Why do climbers climb?
It’s important to know the basics of why and how climbers climb before planting them to dress your property. We’ve all heard the rumours that climbing plants can ruin your brickwork and take over your home. However, that is simply not always the case. When choosing a climber, an understanding of their nature will help you to make the right choices to brighten up that façade and avoid any undesirable outcomes.
The nature of each climber will bear an impact on how vigorously they grow and how they may affect any nearby supports or structures. Climbers climb in a variety of different ways, some are self-clinging by forming aerial roots. Others prefer to entwine themselves in a helix around their supports. Some are unable to climb independently, preferring to scramble and clamber over their supports. But one commonality they all share is their tenacity to climb, and it all comes down to sunlight.

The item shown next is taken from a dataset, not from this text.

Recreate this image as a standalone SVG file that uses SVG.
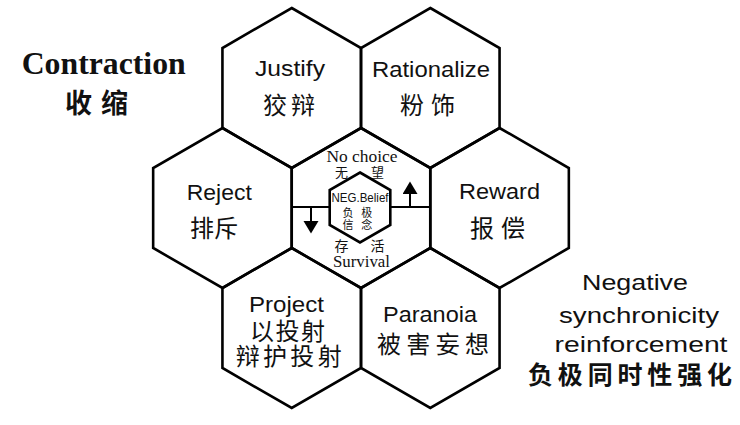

All plants require sunlight for photosynthesis to grow. However, when compared to other plants, climbers are particularly skilled at this. Essentially spending all their lives trying to hoist themselves up towards the sun. Usually, this exceptional talent is down to the fact that most climbers will start their lives as ground cover, often in the shadow of other vegetation. So they have adapted to compete, climbing and even corkscrewing their way up other plants to make their ascent. Some are even capable of destroying their competition in the fight for sunlight, by dragging them down or even crushing them with their grasp.

Self-adhering climbers
This determination to compete for light even causes some climbers to evolve as they age, such as Devils Ivy Epipremnum aureum. A magnificent evergreen climber which begins life in a juvenile stage, the leaves and stems appearing supple and malleable to start. However, as the plant begins to grow, its quest for light is more profound. The stems become arborescent and the foliage more rigid. But it’s not just a visual transformation that occurs, but how this ivy climbs also increases in vigour. To support this new growth they will develop aerial roots from the thickening stems, attaching themselves to nearby supports in a bid to gain more water and sunlight for the rest of the plant. For this reason, it has gained infamy as a destructive climber, due to the determined aerial roots that grow into older, poorly bonded structures. Conversely, these characteristics are excellent for enabling it to form hedge structures or walls of coverage throughout the year.
Twining climbers
Other climbers such as Wisteria, grow from tendrils that corkscrew up towards the sun. The W. Floribunda variety from Japan twisting clockwise, and W. Sinensis – the more vigorous of the two -twisting anticlockwise. This twisting and winding characteristic is both beautiful and destructive. The stems of a winding Wisteria become thick and strong as they age. When wrapped around trees they can choke, smother, and devastate in the quest for sunlight. Similarly, a Wisteria that has been intertwined around wooden supports such as pergolas and porches can gradually destroy these structures by slowly crushing them within their woody helixes. Instead, they are best grown running parallel alongside strong supports and pinned carefully into place. Perfect for south-facing walls, Wisteria is a vigorous deciduous climber with twining stems that produce long pendulous racemes of flowers in spring and early summer. Beautifully scented they can reach around 9 metres tall but require more maintenance than most, requiring pruning twice a year to remain tidy. A very easy climber to grow, keen to climb and spread across your home, however achieving flowers can be slightly more challenging so a high-potash feed will benefit this plant greatly. They develop very strong woody roots and can be a pain to move, so ensure they are planted in their permanent location from the outset.

Scrambling climbers
Some climbers are excellent ramblers and require supports such as trellis, to wander across. An example of which is Paper Flower Bougainvillea Glabra. These plants have long, flexible stems, often covered in thorns to help them cling to any supports. They find themselves draped across structures or woven in and out of latticed trellis and fencing. For this reason, they are perhaps one of the easiest to train and control spread. However, the need for assistance in their climb means that additional trellis or strength may be required as the plant grows larger and heavier, as weaker supports can collapse under the weight of the heavy plant. Easily corrected when grown up an external wall by adding a trellis or pinning additional support, however more difficult if you’re choosing to grow up obelisks that cannot be made larger or stronger.